Preparing A New Overhead Crane Worker For The Job

If you are a construction area job supervisor, and your employees use an overhead crane to move objects within the work site, a lot of responsibility lies upon you to keep both your employees and civilians in the area safe from harm. When training a new employee to use an overhead crane, there are several risk factors that should be addressed to make sure they are competent enough to handle the equipment. Here are some of the main risk factors that you should extensively train your crane lift operators to deal with on a daily basis.

Electrical Hazards

When working with an overhead crane, any area that has power lines should be avoided. These areas should be identified and marked before the crane even arrives on the job site. Point out power lines to your crane lift operators so they are aware of areas to stay away from. Signs, fences, or tape should be placed around live power, as well. This will help the crane operator know to keep the boom and hoist line away from the area when moving an item. When storing the crane, you will need to place it far from live electricity to avoid any type of reaction between the metal of the crane and the electricity, in case of a downed wire.

Falling Material

Your overhead crane operators need to be aware of the proper procedures when moving material that can easily slip and fall. Falling material can be avoided by making sure items are strapped into place before hoisting them into the air. Hoists should be regularly checked to see how much load can be lifted without risk of slippage. Teach your employees the proper way to secure material using slings or straps.

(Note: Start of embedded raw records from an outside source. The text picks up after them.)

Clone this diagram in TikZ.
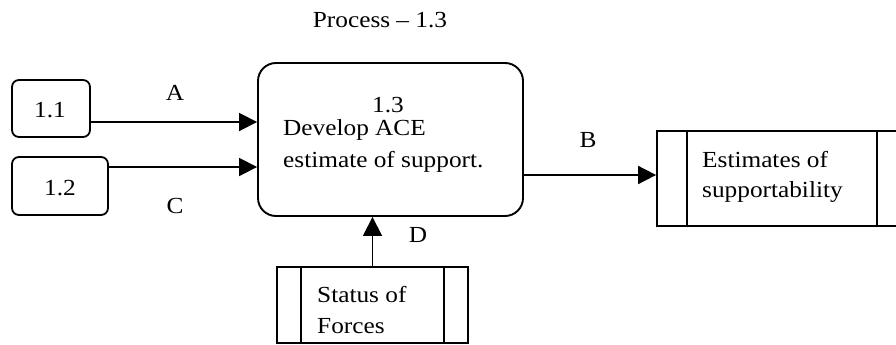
\documentclass[tikz,border=0pt]{standalone}
\usepackage{fontspec}
\setmainfont[FakeStretch=1.1]{Liberation Serif}
\usetikzlibrary{arrows.meta}
\begin{document}
\begin{tikzpicture}[x=1pt,y=-1pt,
  every node/.style={font=\fontsize{23}{27}\selectfont, inner sep=0pt},
  extbox/.style={draw, line width=1.8pt, rounded corners=7pt},
  procbox/.style={draw, line width=1.9pt, rounded corners=18pt},
  storebox/.style={draw, line width=1.8pt},
  flow/.style={line width=1.8pt, -{Triangle[length=18pt,width=18pt]}},
  lbl/.style={anchor=base}]
\useasboundingbox (0,0) rectangle (896,345);
% title
\node[lbl] (title) at (380,28) {Process -- 1.3};
% external boxes
\node[extbox, minimum width=78pt, minimum height=57pt] (b11) at (51,108.5) {};
\node[lbl] (t11) at (50,117) {1.1};
\node[extbox, minimum width=96pt, minimum height=58pt] (b12) at (60,186) {};
\node[lbl] (t12) at (60,195) {1.2};
% process box
\node[procbox, minimum width=265pt, minimum height=153pt] (main) at (390.5,139.5) {};
\node[lbl] (t13) at (388,112) {1.3};
\node[anchor=base west] (t13a) at (283,135) {Develop ACE};
\node[anchor=base west] (t13b) at (283,167) {estimate of support.};
% store: estimates
\node[storebox, minimum width=253pt, minimum height=95pt] (est) at (783.5,178.5) {};
\coordinate (estL) at (687,131);
\coordinate (estR) at (877,131);
\draw[line width=1.8pt] (estL) -- (estL |- est.south);
\draw[line width=1.8pt] (estR) -- (estR |- est.south);
\node[anchor=base west] (esta) at (702,167) {Estimates of};
\node[anchor=base west] (estb) at (702,197) {supportability};
% store: status
\node[storebox, minimum width=191pt, minimum height=76pt] (stat) at (372.5,305) {};
\coordinate (statL) at (301,267);
\coordinate (statR) at (444,267);
\draw[line width=1.8pt] (statL) -- (statL |- stat.south);
\draw[line width=1.8pt] (statR) -- (statR |- stat.south);
\node[anchor=base west] (stata) at (317,302) {Status of};
\node[anchor=base west] (statb) at (317,333) {Forces};
% flows
\draw[flow] ([yshift=-13.5pt]b11.east) -- ([yshift=-13.5pt]b11.east -| main.west);
\draw[flow] ([yshift=19pt]b12.east) -- ([yshift=19pt]b12.east -| main.west);
\draw[flow] ([yshift=-35.5pt]main.east) -- ([yshift=-35.5pt]main.east -| est.west);
\draw[line width=1.8pt, -{Triangle[length=19pt,width=19pt]}] (stat.north) -- (stat.north |- main.south);
% labels
\node[lbl] (la) at (175,100) {A};
\node[lbl] (lc) at (175,213) {C};
\node[lbl] (lb) at (588,147) {B};
\node[lbl] (ld) at (418,242) {D};
\end{tikzpicture}
\end{document}
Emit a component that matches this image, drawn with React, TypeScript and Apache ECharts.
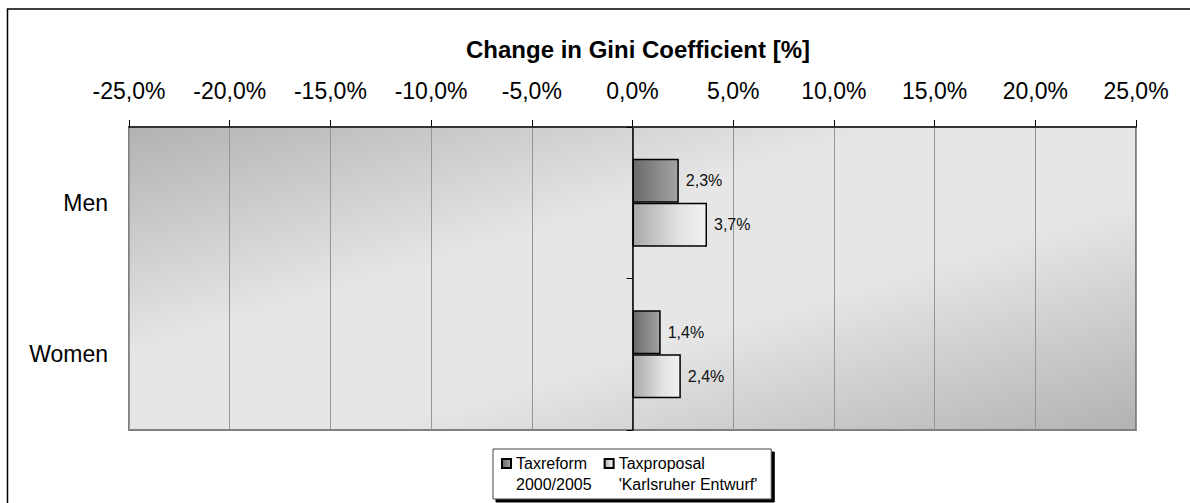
import React, { useEffect, useRef } from "react";
import * as echarts from "echarts";

const categories: string[] = ["Men", "Women"];
const seriesNames: string[] = ["Taxreform\n2000/2005", "Taxproposal\n'Karlsruher Entwurf'"];
const taxreform: number[] = [2.3, 1.4];
const taxproposal: number[] = [3.7, 2.4];
const titleText = "Change in Gini Coefficient [%]";
const xMin = -25;
const xMax = 25;
const xStep = 5;

const FONT = "Arial, 'Liberation Sans', sans-serif";
const fmtPct = (v: number) => v.toFixed(1).replace(".", ",") + "%";

export default function App() {
  const ref = useRef<HTMLDivElement>(null);
  useEffect(() => {
    if (!ref.current) return;
    const chart = echarts.init(ref.current, undefined, { renderer: "svg" });
    const bg = new echarts.graphic.LinearGradient(0, 0, 1, 1, [
      { offset: 0, color: "#b2b2b2" },
      { offset: 0.38, color: "#e6e6e6" },
      { offset: 0.62, color: "#e6e6e6" },
      { offset: 1, color: "#b2b2b2" },
    ]);
    const darkFill = new echarts.graphic.LinearGradient(0, 0, 1, 0, [
      { offset: 0, color: "#6a6a6a" },
      { offset: 1, color: "#a4a4a4" },
    ]);
    const lightFill = new echarts.graphic.LinearGradient(0, 0, 1, 0, [
      { offset: 0, color: "#a8a8a8" },
      { offset: 0.6, color: "#e0e0e0" },
      { offset: 1, color: "#f2f2f2" },
    ]);
    const labelCfg = {
      show: true,
      position: "right",
      distance: 7,
      fontSize: 16,
      fontFamily: FONT,
      color: "#111",
      formatter: (p: any) => fmtPct(p.value),
    };
    chart.setOption({
      animation: false,
      backgroundColor: "#ffffff",
      title: {
        text: titleText,
        left: 633,
        top: 32,
        textAlign: "center",
        textStyle: { fontFamily: FONT, fontSize: 24, fontWeight: "bold", color: "#000" },
      },
      graphic: [
        {
          type: "rect",
          shape: { x: 7.5, y: 9, width: 1300, height: 700 },
          style: { fill: "none", stroke: "#000", lineWidth: 1.5 },
          silent: true,
          z: -1,
        },
      ],
      legend: {
        left: 493,
        top: 449,
        orient: "horizontal",
        itemWidth: 9,
        itemHeight: 30,
        itemGap: 12,
        padding: [4, 14, 4, 8],
        backgroundColor: "#ffffff",
        borderColor: "#444",
        borderWidth: 1,
        shadowColor: "#000",
        shadowBlur: 0,
        shadowOffsetX: 3,
        shadowOffsetY: 3,
        icon: "path://M0,0L10,0L10,10L0,10ZM0,33.333",
        textStyle: {
          fontFamily: FONT,
          fontSize: 16,
          color: "#000",
          lineHeight: 21,
        },
        data: seriesNames,
      },
      grid: {
        left: 129,
        right: 54,
        top: 127,
        bottom: 73,
        show: true,
        backgroundColor: bg,
        borderColor: "#808080",
        borderWidth: 2,
      },
      xAxis: {
        type: "value",
        position: "top",
        min: xMin,
        max: xMax,
        interval: xStep,
        axisLine: { show: true, lineStyle: { color: "#333", width: 2 } },
        axisTick: { show: true, length: 7, lineStyle: { color: "#000", width: 1 } },
        axisLabel: {
          margin: 25,
          fontFamily: FONT,
          fontSize: 23,
          color: "#000",
          formatter: (v: number) => fmtPct(v),
        },
        splitLine: { show: true, lineStyle: { color: "#959595", width: 1 } },
      },
      yAxis: [
        {
          type: "category",
          data: categories,
          inverse: true,
          position: "left",
          axisLine: { show: false, onZero: false },
          axisTick: { show: false },
          axisLabel: { margin: 21, fontFamily: FONT, fontSize: 23, color: "#000" },
          splitLine: { show: false },
        },
        {
          type: "category",
          data: categories,
          inverse: true,
          position: "right",
          axisLine: { show: true, onZero: true, lineStyle: { color: "#000", width: 1.5 } },
          axisTick: { show: true, inside: true, length: 6, lineStyle: { color: "#000", width: 1 } },
          axisLabel: { show: false },
          splitLine: { show: false },
        },
      ],
      series: [
        {
          name: seriesNames[0],
          type: "bar",
          data: taxreform,
          barWidth: 44,
          barGap: "0%",
          itemStyle: { color: darkFill, borderColor: "#000", borderWidth: 1.5 },
          label: labelCfg,
        },
        {
          name: seriesNames[1],
          type: "bar",
          data: taxproposal,
          barWidth: 44,
          barGap: "0%",
          itemStyle: { color: lightFill, borderColor: "#000", borderWidth: 1.5 },
          label: labelCfg,
        },
      ],
    });
    return () => chart.dispose();
  }, []);
  return (
    <div
      ref={ref}
      style={{ position: "absolute", left: 0, top: 0, width: 1190, height: 503 }}
    />
  );
}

If there seems to be any type of mechanical failure with the hoist, it should be put under lock out/tag out until it is fixed by a licensed crane mechanic and deemed safe for operation. All employees in the area should wear hard hats at all times that crane machinery is being operated. Crane lift operators should be trained to lower material to the ground before leaving the machinery for any reason, as material can slip without someone around to have a chance to save it from falling.


When a crane operator tries to move something that is too heavy, there is a risk to property and personnel. This is often done when a crane lift operator is not properly trained. All materials that are going to be lifted should be assessed beforehand to make sure they are under the weight restrictions set for the crane being used. When a crane lift operator guesses the weight, they may not be correct in the load capacity. This can cause materials to fall or damage to the crane.